Recommended: Use Skirt for PLA on a clean bed. Switch to a Brim (5-8 mm width) for PETG, small parts, or anything that keeps lifting. Avoid rafts unless nothing else works.
Cooling Fan Speed
What it does: Controls the part cooling fan that blows air on each layer after it is printed.
Recommended values:
- PLA: 100% after first layer
- PETG: 40-60%
- ABS: 0% (or very low, ABS needs to stay warm)
- TPU: 50-80%
How to think about it: Cooling solidifies each layer quickly, which helps with overhangs and detail. But too much cooling prevents layers from bonding to each other. PLA loves cooling. ABS hates it. PETG and TPU are somewhere in between.
Getting Custom Settings with 3DSearch AI
Now that you understand what each setting does, here is a shortcut: 3DSearch has an AI Settings feature that generates optimized slicer profiles for any 3D model.
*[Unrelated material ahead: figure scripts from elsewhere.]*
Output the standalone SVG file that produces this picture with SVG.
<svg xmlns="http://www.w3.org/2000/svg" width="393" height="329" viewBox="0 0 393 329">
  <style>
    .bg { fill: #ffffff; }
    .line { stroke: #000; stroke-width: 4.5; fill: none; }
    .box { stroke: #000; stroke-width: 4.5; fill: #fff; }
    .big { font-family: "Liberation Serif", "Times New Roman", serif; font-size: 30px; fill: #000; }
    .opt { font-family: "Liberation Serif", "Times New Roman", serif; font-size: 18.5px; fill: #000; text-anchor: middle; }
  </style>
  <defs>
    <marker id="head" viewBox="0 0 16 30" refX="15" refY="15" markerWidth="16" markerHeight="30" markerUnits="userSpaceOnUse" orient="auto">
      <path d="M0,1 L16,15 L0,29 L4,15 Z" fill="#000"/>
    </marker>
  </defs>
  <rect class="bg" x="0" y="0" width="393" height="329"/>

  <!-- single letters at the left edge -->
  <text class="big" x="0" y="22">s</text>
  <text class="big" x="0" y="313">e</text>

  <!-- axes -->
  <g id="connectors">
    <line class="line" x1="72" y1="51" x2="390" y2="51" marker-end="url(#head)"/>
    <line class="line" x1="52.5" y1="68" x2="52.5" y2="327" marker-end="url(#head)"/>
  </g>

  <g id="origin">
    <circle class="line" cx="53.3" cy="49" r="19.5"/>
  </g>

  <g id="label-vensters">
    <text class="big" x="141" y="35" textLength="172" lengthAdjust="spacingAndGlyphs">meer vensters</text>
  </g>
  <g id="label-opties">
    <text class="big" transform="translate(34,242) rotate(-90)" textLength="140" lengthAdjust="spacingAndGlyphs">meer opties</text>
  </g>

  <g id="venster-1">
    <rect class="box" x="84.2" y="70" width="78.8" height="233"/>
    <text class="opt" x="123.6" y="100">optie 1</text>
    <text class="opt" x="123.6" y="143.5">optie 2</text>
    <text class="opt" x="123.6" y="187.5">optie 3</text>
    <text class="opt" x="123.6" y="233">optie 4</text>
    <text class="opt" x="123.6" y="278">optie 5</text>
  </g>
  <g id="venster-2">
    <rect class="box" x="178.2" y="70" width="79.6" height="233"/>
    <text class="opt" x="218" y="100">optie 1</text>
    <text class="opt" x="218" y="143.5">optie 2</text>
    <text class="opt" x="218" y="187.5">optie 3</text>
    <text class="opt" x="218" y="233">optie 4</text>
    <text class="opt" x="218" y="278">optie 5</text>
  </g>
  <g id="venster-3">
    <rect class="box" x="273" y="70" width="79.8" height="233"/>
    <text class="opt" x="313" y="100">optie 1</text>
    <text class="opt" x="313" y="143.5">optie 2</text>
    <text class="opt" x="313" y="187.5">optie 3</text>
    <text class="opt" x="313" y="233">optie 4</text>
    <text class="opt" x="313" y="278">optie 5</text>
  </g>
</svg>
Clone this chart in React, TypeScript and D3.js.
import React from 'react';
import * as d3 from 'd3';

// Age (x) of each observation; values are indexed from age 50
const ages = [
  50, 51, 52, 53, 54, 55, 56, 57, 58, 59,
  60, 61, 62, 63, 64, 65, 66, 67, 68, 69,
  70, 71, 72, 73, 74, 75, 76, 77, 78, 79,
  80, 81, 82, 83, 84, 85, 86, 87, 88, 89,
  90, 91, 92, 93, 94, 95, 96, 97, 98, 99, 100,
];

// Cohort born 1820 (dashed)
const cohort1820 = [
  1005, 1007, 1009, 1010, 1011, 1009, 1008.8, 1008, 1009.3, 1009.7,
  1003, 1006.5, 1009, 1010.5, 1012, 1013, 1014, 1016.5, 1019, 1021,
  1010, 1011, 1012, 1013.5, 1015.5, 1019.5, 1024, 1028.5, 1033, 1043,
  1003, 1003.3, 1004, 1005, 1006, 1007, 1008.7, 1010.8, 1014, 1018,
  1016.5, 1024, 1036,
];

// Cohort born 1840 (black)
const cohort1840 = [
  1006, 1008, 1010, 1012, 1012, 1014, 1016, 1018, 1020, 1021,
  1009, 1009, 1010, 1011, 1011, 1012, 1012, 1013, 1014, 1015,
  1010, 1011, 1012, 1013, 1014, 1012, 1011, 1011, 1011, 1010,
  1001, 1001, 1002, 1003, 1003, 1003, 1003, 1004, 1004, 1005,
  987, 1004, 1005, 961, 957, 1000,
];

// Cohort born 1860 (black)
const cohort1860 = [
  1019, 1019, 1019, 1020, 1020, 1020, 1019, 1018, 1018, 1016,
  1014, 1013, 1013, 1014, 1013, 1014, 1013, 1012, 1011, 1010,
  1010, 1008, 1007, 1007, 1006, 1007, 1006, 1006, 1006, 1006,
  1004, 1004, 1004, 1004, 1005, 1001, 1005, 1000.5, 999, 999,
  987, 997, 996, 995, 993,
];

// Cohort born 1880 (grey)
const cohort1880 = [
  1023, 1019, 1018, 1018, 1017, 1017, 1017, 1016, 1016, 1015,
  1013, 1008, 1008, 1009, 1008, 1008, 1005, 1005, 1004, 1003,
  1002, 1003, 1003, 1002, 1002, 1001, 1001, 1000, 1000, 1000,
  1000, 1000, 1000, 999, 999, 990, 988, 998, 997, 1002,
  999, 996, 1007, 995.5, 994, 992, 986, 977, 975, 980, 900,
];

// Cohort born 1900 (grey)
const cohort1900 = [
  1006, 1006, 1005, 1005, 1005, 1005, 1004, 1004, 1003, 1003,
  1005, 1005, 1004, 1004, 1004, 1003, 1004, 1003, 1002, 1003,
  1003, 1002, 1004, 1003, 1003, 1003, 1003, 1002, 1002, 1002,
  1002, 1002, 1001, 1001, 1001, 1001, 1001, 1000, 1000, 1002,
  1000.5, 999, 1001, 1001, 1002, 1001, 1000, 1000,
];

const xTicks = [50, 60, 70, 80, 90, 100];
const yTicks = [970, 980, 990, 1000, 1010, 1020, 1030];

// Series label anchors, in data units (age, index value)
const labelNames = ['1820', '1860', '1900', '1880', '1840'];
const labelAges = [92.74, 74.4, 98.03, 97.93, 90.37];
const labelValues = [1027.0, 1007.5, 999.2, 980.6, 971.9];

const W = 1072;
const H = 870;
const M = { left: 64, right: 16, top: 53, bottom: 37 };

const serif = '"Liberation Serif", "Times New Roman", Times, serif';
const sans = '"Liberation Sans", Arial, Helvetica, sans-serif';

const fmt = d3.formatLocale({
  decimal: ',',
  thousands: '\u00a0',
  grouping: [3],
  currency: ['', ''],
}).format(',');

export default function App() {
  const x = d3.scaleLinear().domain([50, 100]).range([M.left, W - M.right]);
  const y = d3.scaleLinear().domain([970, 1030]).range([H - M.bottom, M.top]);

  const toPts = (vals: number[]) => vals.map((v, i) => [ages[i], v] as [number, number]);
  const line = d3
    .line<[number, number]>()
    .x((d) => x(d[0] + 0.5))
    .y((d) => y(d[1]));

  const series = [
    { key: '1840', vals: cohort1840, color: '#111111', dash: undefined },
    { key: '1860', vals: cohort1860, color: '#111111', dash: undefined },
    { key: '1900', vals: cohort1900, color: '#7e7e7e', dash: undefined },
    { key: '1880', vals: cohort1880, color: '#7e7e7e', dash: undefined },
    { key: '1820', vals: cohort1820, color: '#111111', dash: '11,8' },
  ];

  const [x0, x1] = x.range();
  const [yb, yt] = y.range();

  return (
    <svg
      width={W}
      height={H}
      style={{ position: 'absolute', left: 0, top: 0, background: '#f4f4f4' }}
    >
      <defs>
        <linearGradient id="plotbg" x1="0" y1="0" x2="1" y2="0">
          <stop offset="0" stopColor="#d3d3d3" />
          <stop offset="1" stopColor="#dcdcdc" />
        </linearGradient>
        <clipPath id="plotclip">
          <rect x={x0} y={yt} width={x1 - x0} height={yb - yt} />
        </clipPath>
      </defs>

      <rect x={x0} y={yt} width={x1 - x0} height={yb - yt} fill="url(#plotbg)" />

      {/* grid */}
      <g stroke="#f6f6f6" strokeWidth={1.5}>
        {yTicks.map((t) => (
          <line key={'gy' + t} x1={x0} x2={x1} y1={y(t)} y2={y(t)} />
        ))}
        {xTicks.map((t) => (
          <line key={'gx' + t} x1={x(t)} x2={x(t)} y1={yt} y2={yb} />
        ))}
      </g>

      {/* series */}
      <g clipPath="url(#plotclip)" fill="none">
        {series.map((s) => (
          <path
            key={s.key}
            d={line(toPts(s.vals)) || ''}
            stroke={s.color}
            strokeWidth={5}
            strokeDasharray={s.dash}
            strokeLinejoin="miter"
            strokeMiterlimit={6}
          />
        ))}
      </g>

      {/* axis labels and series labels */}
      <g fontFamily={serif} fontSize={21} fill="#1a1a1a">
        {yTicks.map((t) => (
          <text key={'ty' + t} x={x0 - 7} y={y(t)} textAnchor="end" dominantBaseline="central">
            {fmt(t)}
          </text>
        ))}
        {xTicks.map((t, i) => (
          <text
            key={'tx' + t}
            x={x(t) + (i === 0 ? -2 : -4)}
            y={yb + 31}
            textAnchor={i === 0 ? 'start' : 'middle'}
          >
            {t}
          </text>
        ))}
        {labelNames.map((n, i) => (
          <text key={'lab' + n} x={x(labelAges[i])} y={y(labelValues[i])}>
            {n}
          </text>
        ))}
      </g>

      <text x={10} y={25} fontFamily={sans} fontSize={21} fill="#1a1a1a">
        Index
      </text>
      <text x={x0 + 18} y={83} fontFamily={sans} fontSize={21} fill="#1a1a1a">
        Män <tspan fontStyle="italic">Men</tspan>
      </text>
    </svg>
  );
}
Search for a model, select your printer and filament, and the AI takes into account the model's geometry, overhangs, and structural requirements to give you a starting profile. It is especially useful when you are printing something with unusual geometry where the standard settings might not work well.
Putting It All Together
Here is a simple starter profile for your first print using PLA:
- Layer Height: 0.2 mm
- Infill: 20%, Cubic pattern
- Nozzle Temp: 205°C
- Bed Temp: 60°C
- Speed: 50 mm/s
- Walls: 3
- Top/Bottom Layers: 4
- Supports: Tree, 50 degree angle (if needed)
- Retraction: Match your extruder type (see above)
- Adhesion: Skirt
- Fan: 100% after first layer
Start with these settings, print a calibration cube or benchy, and adjust one setting at a time based on what you see. Within a few prints, you will develop an intuition for what each setting does and how to tune it for your specific printer.
Welcome to 3D printing. The learning curve is part of the fun.